## Start

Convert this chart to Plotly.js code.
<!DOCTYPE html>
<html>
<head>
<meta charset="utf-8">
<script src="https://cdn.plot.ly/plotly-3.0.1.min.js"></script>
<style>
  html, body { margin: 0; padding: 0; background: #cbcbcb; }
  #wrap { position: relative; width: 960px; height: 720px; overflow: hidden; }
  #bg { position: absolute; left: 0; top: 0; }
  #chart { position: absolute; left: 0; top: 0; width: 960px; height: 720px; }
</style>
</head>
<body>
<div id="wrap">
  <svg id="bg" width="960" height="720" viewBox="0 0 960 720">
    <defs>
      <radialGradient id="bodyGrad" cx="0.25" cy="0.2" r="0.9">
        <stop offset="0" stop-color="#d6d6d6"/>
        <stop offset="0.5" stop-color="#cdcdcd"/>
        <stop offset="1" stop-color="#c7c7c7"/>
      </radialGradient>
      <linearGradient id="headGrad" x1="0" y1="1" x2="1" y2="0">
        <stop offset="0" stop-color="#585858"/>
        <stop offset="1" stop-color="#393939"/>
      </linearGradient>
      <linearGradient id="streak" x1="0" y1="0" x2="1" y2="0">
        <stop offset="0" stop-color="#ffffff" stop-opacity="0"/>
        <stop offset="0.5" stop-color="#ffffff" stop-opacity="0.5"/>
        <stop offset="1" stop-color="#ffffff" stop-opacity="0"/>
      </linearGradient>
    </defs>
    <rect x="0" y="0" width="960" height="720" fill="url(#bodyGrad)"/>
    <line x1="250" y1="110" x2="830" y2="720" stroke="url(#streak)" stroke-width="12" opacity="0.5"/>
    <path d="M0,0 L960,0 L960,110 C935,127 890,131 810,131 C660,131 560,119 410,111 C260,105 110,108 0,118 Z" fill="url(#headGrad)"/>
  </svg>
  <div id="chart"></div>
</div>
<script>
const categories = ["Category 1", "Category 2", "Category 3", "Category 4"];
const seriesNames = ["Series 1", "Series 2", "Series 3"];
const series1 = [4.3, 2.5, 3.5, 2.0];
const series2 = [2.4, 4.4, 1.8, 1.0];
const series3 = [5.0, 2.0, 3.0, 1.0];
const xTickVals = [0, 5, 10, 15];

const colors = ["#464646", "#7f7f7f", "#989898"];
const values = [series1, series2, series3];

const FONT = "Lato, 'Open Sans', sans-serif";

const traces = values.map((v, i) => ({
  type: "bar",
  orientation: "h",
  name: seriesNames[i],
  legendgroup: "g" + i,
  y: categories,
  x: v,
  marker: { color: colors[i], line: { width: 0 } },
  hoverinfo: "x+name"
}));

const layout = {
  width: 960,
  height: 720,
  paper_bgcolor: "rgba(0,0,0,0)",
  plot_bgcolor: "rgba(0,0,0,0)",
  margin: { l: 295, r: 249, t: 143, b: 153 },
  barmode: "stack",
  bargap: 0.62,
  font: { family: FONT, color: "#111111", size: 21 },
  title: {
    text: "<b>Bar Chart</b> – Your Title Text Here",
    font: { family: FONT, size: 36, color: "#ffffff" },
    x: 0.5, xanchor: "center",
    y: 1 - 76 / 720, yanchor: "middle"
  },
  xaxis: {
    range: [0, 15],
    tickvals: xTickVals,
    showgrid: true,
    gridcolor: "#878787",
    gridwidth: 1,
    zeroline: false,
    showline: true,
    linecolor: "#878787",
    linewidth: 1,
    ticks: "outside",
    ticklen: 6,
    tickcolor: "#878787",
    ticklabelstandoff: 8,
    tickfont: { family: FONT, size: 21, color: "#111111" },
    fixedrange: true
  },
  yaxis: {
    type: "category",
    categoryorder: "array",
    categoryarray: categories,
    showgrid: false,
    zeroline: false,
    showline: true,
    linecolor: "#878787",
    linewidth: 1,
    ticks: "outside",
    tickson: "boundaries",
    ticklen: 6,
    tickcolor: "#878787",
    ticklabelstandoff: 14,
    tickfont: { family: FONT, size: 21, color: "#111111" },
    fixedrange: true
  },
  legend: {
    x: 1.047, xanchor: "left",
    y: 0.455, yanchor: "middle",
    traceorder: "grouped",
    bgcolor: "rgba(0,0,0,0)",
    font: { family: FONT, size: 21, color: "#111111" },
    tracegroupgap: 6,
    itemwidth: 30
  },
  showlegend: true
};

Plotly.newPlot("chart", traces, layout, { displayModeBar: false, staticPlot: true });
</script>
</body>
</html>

## End
## Start

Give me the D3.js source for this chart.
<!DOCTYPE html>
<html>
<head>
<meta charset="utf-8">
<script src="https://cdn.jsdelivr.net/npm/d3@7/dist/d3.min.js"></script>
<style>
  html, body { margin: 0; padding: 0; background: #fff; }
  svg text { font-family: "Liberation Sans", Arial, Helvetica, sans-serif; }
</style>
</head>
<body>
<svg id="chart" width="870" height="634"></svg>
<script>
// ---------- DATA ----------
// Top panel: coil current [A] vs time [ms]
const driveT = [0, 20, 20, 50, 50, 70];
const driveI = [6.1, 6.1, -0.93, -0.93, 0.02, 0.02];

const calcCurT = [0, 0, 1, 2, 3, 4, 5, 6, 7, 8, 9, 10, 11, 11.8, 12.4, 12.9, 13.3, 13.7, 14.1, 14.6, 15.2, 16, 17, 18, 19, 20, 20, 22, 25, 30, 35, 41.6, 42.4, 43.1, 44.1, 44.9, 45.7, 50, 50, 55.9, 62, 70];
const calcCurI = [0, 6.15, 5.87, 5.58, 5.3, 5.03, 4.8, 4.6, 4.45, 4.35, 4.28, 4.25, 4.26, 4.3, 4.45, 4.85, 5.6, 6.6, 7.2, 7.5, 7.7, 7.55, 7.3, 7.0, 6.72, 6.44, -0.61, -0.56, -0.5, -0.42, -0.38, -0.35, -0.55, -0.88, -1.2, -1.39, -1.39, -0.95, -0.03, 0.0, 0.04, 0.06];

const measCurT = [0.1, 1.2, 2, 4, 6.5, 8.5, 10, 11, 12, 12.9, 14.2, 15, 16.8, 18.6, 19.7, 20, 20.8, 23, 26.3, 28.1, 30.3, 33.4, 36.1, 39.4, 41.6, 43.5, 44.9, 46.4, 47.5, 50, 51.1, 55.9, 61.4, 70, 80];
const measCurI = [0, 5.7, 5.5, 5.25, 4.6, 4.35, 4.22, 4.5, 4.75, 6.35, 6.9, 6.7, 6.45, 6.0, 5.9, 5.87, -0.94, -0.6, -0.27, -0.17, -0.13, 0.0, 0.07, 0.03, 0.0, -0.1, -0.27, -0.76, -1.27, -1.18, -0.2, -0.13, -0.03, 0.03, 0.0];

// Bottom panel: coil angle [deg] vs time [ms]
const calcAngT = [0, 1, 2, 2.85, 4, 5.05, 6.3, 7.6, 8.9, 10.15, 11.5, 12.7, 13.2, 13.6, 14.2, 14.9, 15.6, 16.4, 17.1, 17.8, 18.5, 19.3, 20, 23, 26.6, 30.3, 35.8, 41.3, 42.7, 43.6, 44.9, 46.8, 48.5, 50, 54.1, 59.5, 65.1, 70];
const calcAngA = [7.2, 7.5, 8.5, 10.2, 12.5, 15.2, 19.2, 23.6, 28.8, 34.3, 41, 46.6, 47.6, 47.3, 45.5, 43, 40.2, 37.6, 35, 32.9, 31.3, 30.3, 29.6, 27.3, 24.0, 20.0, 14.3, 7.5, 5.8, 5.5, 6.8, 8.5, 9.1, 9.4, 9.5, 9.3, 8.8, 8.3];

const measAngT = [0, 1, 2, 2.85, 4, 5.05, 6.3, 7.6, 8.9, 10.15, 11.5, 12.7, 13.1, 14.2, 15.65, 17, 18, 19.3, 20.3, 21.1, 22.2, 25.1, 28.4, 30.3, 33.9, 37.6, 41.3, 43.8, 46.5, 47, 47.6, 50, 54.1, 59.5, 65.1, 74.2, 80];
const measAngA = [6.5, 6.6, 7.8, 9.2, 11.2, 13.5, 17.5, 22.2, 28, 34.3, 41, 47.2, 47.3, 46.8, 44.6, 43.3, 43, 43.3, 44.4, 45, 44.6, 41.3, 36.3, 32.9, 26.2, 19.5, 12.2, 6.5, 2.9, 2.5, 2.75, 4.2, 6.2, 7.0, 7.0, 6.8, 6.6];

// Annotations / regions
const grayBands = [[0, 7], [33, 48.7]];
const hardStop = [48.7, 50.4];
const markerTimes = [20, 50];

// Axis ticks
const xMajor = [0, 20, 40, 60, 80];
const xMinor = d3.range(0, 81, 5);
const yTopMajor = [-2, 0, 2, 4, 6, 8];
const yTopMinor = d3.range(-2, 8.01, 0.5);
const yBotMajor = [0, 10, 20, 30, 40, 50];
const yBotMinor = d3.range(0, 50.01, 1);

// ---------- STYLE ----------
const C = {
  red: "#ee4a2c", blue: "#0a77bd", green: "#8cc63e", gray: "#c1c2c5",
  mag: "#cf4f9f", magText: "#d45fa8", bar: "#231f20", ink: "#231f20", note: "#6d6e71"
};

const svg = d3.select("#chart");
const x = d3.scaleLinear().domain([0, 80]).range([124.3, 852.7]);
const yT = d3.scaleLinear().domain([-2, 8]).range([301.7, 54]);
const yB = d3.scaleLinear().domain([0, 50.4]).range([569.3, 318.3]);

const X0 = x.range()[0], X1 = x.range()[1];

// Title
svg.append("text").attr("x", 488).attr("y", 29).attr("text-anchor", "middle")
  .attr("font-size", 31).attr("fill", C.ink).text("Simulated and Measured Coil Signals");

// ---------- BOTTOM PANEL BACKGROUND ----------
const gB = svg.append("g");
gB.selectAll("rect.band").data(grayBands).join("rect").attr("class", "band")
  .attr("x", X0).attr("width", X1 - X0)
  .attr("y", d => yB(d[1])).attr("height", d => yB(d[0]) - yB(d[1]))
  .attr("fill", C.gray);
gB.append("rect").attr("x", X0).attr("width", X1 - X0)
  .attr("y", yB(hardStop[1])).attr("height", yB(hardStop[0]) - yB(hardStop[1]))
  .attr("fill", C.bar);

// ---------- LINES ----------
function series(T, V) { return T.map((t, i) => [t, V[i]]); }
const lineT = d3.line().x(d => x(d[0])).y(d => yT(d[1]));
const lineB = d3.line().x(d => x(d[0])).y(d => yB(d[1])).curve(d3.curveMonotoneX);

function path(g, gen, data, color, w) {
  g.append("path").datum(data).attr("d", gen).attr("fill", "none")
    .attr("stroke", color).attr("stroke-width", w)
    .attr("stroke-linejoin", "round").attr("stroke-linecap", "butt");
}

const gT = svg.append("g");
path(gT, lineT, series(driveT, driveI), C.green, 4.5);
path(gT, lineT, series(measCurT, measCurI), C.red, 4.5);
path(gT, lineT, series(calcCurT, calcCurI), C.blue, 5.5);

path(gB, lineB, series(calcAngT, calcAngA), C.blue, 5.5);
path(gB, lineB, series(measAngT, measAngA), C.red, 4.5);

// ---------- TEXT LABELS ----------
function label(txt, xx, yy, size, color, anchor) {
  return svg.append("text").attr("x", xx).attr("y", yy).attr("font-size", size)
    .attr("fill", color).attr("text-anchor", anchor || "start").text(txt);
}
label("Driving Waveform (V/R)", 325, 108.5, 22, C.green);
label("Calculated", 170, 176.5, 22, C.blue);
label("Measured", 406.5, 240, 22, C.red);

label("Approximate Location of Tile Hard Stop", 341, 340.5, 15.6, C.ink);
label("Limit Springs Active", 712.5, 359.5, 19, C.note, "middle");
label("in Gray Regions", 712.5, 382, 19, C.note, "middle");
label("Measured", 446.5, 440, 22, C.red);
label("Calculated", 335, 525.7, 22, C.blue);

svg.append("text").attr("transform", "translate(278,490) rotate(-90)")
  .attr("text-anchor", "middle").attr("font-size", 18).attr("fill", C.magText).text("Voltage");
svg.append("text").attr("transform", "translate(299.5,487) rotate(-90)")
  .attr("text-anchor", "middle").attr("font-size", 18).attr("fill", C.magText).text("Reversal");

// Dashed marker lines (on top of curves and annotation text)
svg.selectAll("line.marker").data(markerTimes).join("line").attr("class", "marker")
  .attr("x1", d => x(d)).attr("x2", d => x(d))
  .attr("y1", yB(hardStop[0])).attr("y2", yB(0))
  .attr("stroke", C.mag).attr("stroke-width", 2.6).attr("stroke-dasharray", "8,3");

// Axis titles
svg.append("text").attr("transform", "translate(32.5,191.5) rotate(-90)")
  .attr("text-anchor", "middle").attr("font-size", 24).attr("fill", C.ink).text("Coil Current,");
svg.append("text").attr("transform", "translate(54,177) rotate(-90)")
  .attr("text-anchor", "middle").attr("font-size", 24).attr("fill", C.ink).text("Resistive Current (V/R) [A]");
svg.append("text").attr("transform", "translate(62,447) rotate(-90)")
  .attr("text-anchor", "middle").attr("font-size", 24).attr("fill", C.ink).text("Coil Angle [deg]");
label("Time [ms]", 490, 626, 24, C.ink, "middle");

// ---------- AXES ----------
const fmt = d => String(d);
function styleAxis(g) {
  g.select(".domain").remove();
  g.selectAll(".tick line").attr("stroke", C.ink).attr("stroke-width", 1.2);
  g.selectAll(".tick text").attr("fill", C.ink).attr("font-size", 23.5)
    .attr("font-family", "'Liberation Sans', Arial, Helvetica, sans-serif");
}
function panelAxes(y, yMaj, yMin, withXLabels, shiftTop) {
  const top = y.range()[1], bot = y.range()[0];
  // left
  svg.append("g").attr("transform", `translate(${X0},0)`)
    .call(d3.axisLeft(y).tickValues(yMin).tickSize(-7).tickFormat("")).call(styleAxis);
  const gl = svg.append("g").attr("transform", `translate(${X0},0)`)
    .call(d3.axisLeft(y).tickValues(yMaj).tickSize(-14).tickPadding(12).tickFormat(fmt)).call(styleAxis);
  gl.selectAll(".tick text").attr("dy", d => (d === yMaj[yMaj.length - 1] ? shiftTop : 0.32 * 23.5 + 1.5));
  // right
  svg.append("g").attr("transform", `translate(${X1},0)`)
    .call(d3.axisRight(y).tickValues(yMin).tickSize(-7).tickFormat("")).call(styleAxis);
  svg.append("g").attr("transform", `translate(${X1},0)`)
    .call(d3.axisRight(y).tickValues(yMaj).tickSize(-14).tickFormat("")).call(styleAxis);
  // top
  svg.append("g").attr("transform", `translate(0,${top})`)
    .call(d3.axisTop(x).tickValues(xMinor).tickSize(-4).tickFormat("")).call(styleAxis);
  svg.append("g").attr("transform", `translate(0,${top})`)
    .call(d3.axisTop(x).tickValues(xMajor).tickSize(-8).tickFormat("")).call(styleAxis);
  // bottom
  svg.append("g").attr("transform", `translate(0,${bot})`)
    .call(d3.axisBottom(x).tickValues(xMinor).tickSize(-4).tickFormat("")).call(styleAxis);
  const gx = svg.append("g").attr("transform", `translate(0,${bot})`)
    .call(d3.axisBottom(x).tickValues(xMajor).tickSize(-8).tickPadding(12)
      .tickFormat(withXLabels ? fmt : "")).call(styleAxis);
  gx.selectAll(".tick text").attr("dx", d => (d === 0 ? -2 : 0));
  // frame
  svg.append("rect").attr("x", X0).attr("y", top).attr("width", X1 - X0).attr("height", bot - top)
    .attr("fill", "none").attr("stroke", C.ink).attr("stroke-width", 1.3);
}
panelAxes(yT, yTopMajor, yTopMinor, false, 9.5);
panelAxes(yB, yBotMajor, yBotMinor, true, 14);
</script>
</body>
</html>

## End
## Start

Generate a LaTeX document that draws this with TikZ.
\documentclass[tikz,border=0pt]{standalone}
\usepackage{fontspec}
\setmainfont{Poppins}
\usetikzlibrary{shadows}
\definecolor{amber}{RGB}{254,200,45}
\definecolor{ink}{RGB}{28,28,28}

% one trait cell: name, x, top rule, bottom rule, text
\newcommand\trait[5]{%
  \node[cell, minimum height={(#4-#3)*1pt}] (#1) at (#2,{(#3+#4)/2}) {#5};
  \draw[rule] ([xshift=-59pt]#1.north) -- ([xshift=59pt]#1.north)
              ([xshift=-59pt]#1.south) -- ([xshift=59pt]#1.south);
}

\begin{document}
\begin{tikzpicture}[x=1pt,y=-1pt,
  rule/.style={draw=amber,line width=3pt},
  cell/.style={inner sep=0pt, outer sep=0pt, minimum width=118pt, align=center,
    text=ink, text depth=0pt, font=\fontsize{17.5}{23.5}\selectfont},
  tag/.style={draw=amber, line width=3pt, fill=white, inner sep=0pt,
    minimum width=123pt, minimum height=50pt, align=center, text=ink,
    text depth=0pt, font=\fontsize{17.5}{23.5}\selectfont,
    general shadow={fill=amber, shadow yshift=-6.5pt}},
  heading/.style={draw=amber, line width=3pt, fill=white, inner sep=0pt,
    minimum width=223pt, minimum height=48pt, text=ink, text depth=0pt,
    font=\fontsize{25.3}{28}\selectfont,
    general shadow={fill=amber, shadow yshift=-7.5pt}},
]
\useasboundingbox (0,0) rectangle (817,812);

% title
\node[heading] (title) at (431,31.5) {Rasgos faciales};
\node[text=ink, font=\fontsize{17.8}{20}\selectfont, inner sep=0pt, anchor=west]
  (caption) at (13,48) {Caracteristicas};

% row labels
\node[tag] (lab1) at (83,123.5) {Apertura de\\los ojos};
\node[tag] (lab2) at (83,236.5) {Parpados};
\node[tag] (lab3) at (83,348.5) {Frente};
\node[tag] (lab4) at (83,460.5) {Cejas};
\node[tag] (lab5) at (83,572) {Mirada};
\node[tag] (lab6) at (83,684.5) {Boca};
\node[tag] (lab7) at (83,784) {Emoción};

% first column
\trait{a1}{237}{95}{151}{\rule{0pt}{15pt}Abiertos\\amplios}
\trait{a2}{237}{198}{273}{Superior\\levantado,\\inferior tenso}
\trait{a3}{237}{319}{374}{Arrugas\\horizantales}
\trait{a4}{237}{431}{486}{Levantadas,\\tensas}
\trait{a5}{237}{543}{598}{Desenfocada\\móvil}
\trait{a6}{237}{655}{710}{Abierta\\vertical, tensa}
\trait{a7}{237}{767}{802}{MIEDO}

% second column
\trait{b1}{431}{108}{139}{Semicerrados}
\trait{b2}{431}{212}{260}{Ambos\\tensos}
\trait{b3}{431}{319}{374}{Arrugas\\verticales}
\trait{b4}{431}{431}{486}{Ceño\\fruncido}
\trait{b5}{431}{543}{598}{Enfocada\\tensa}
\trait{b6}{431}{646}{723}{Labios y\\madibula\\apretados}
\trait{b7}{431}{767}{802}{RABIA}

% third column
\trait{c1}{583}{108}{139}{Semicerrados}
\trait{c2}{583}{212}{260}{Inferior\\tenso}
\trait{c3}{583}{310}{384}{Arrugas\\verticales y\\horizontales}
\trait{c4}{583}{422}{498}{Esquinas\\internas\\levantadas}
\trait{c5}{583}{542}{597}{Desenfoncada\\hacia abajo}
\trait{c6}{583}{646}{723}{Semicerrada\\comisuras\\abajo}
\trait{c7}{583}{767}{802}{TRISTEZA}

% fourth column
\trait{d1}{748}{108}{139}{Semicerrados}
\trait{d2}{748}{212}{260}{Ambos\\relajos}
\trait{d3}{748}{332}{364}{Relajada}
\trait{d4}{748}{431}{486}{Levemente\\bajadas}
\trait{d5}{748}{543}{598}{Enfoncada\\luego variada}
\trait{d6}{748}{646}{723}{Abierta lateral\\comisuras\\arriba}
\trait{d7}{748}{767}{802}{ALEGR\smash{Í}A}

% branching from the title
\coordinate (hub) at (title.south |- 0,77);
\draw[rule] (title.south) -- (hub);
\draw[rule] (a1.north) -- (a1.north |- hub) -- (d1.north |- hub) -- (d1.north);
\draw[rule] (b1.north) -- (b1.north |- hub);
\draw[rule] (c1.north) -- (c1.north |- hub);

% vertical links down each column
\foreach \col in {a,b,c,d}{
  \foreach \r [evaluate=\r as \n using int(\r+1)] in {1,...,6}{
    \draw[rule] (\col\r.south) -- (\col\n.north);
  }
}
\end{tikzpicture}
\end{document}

## End

#### Problem details:
Starting at the line that holds "Give me the D3.js source for this chart.", copy each line exactly and stop after the line that holds "const driveI = [6.1, 6.1, -0.93, -0.93, 0.02, 0.02];".

#### Written reply:
Give me the D3.js source for this chart.
<!DOCTYPE html>
<html>
<head>
<meta charset="utf-8">
<script src="https://cdn.jsdelivr.net/npm/d3@7/dist/d3.min.js"></script>
<style>
  html, body { margin: 0; padding: 0; background: #fff; }
  svg text { font-family: "Liberation Sans", Arial, Helvetica, sans-serif; }
</style>
</head>
<body>
<svg id="chart" width="870" height="634"></svg>
<script>
// ---------- DATA ----------
// Top panel: coil current [A] vs time [ms]
const driveT = [0, 20, 20, 50, 50, 70];
const driveI = [6.1, 6.1, -0.93, -0.93, 0.02, 0.02];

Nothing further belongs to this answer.